***** Information shown
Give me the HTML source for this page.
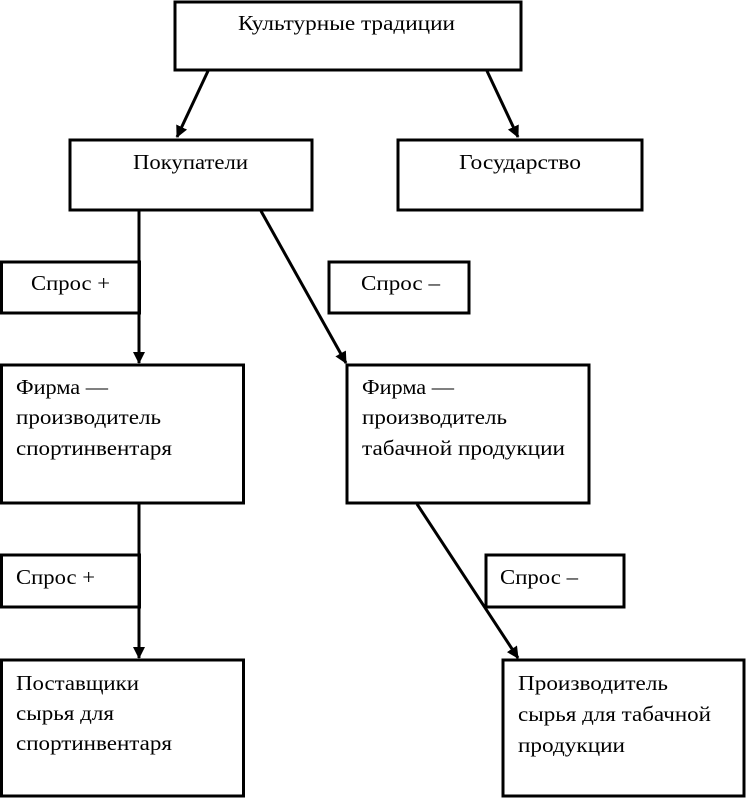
<!DOCTYPE html>
<html><head><meta charset="utf-8"><style>
html,body{margin:0;padding:0;background:#fff;}
svg{display:block;}
text{font-family:"Liberation Serif","Noto Serif CJK SC",serif;font-size:21px;fill:#000;}
</style></head><body>
<svg width="746" height="799" viewBox="0 0 746 799" xmlns="http://www.w3.org/2000/svg">
<defs><marker id="a" markerWidth="12" markerHeight="14" refX="11" refY="6" orient="auto" markerUnits="userSpaceOnUse"><path d="M0,0 L12,6 L0,12 z" fill="#000"/></marker></defs>
<g fill="none" stroke="#000" stroke-width="3">
<rect x="175" y="2" width="346" height="68"/>
<rect x="70" y="140" width="242" height="70"/>
<rect x="398" y="140" width="244" height="70"/>
<rect x="1.5" y="262" width="138" height="51"/>
<rect x="329" y="262" width="140" height="51"/>
<rect x="1.5" y="365" width="242" height="138"/>
<rect x="347" y="365" width="242" height="138"/>
<rect x="1.5" y="555" width="138" height="52"/>
<rect x="486" y="555" width="138" height="52"/>
<rect x="1.5" y="660" width="242" height="136"/>
<rect x="503" y="660" width="241" height="136"/>
</g>
<g stroke="#000" stroke-width="3" marker-end="url(#a)">
<line x1="208" y1="71" x2="177" y2="137"/>
<line x1="487" y1="71" x2="518" y2="137"/>
<line x1="139" y1="211" x2="139" y2="363"/>
<line x1="261" y1="211" x2="346" y2="363"/>
<line x1="139" y1="504" x2="139" y2="658"/>
<line x1="417" y1="504" x2="518" y2="658"/>
</g>
<text x="238" y="30" textLength="217" lengthAdjust="spacingAndGlyphs">Культурные традиции</text>
<text x="133" y="169" textLength="115" lengthAdjust="spacingAndGlyphs">Покупатели</text>
<text x="459" y="169" textLength="122" lengthAdjust="spacingAndGlyphs">Государство</text>
<text x="31" y="290" textLength="79" lengthAdjust="spacingAndGlyphs">Спрос +</text>
<text x="361" y="290" textLength="79" lengthAdjust="spacingAndGlyphs">Спрос –</text>
<text x="16" y="394" textLength="92" lengthAdjust="spacingAndGlyphs">Фирма —</text>
<text x="16" y="424" textLength="145" lengthAdjust="spacingAndGlyphs">производитель</text>
<text x="16" y="455" textLength="156" lengthAdjust="spacingAndGlyphs">спортинвентаря</text>
<text x="362" y="394" textLength="92" lengthAdjust="spacingAndGlyphs">Фирма —</text>
<text x="362" y="424" textLength="145" lengthAdjust="spacingAndGlyphs">производитель</text>
<text x="362" y="455" textLength="203" lengthAdjust="spacingAndGlyphs">табачной продукции</text>
<text x="16" y="584" textLength="79" lengthAdjust="spacingAndGlyphs">Спрос +</text>
<text x="500" y="584" textLength="78" lengthAdjust="spacingAndGlyphs">Спрос –</text>
<text x="16" y="690" textLength="123" lengthAdjust="spacingAndGlyphs">Поставщики</text>
<text x="16" y="720" textLength="98" lengthAdjust="spacingAndGlyphs">сырья для</text>
<text x="16" y="750" textLength="156" lengthAdjust="spacingAndGlyphs">спортинвентаря</text>
<text x="518" y="690" textLength="150" lengthAdjust="spacingAndGlyphs">Производитель</text>
<text x="518" y="721" textLength="193" lengthAdjust="spacingAndGlyphs">сырья для табачной</text>
<text x="518" y="752" textLength="107" lengthAdjust="spacingAndGlyphs">продукции</text>
</svg>
</body></html>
**********
Set problem = Output an exact copy of the material, with the pictures removed.

Exercise solution =
Give me the HTML source for this page.
<!DOCTYPE html>
<html><head><meta charset="utf-8"><style>
html,body{margin:0;padding:0;background:#fff;}
svg{display:block;}
text{font-family:"Liberation Serif","Noto Serif CJK SC",serif;font-size:21px;fill:#000;}
</style></head><body>
<svg width="746" height="799" viewBox="0 0 746 799" xmlns="http://www.w3.org/2000/svg">
<defs><marker id="a" markerWidth="12" markerHeight="14" refX="11" refY="6" orient="auto" markerUnits="userSpaceOnUse"><path d="M0,0 L12,6 L0,12 z" fill="#000"/></marker></defs>
<g fill="none" stroke="#000" stroke-width="3">
<rect x="175" y="2" width="346" height="68"/>
<rect x="70" y="140" width="242" height="70"/>
<rect x="398" y="140" width="244" height="70"/>
<rect x="1.5" y="262" width="138" height="51"/>
<rect x="329" y="262" width="140" height="51"/>
<rect x="1.5" y="365" width="242" height="138"/>
<rect x="347" y="365" width="242" height="138"/>
<rect x="1.5" y="555" width="138" height="52"/>
<rect x="486" y="555" width="138" height="52"/>
<rect x="1.5" y="660" width="242" height="136"/>
<rect x="503" y="660" width="241" height="136"/>
</g>
<g stroke="#000" stroke-width="3" marker-end="url(#a)">
<line x1="208" y1="71" x2="177" y2="137"/>
<line x1="487" y1="71" x2="518" y2="137"/>
<line x1="139" y1="211" x2="139" y2="363"/>
<line x1="261" y1="211" x2="346" y2="363"/>
<line x1="139" y1="504" x2="139" y2="658"/>
<line x1="417" y1="504" x2="518" y2="658"/>
</g>
<text x="238" y="30" textLength="217" lengthAdjust="spacingAndGlyphs">Культурные традиции</text>
<text x="133" y="169" textLength="115" lengthAdjust="spacingAndGlyphs">Покупатели</text>
<text x="459" y="169" textLength="122" lengthAdjust="spacingAndGlyphs">Государство</text>
<text x="31" y="290" textLength="79" lengthAdjust="spacingAndGlyphs">Спрос +</text>
<text x="361" y="290" textLength="79" lengthAdjust="spacingAndGlyphs">Спрос –</text>
<text x="16" y="394" textLength="92" lengthAdjust="spacingAndGlyphs">Фирма —</text>
<text x="16" y="424" textLength="145" lengthAdjust="spacingAndGlyphs">производитель</text>
<text x="16" y="455" textLength="156" lengthAdjust="spacingAndGlyphs">спортинвентаря</text>
<text x="362" y="394" textLength="92" lengthAdjust="spacingAndGlyphs">Фирма —</text>
<text x="362" y="424" textLength="145" lengthAdjust="spacingAndGlyphs">производитель</text>
<text x="362" y="455" textLength="203" lengthAdjust="spacingAndGlyphs">табачной продукции</text>
<text x="16" y="584" textLength="79" lengthAdjust="spacingAndGlyphs">Спрос +</text>
<text x="500" y="584" textLength="78" lengthAdjust="spacingAndGlyphs">Спрос –</text>
<text x="16" y="690" textLength="123" lengthAdjust="spacingAndGlyphs">Поставщики</text>
<text x="16" y="720" textLength="98" lengthAdjust="spacingAndGlyphs">сырья для</text>
<text x="16" y="750" textLength="156" lengthAdjust="spacingAndGlyphs">спортинвентаря</text>
<text x="518" y="690" textLength="150" lengthAdjust="spacingAndGlyphs">Производитель</text>
<text x="518" y="721" textLength="193" lengthAdjust="spacingAndGlyphs">сырья для табачной</text>
<text x="518" y="752" textLength="107" lengthAdjust="spacingAndGlyphs">продукции</text>
</svg>
</body></html>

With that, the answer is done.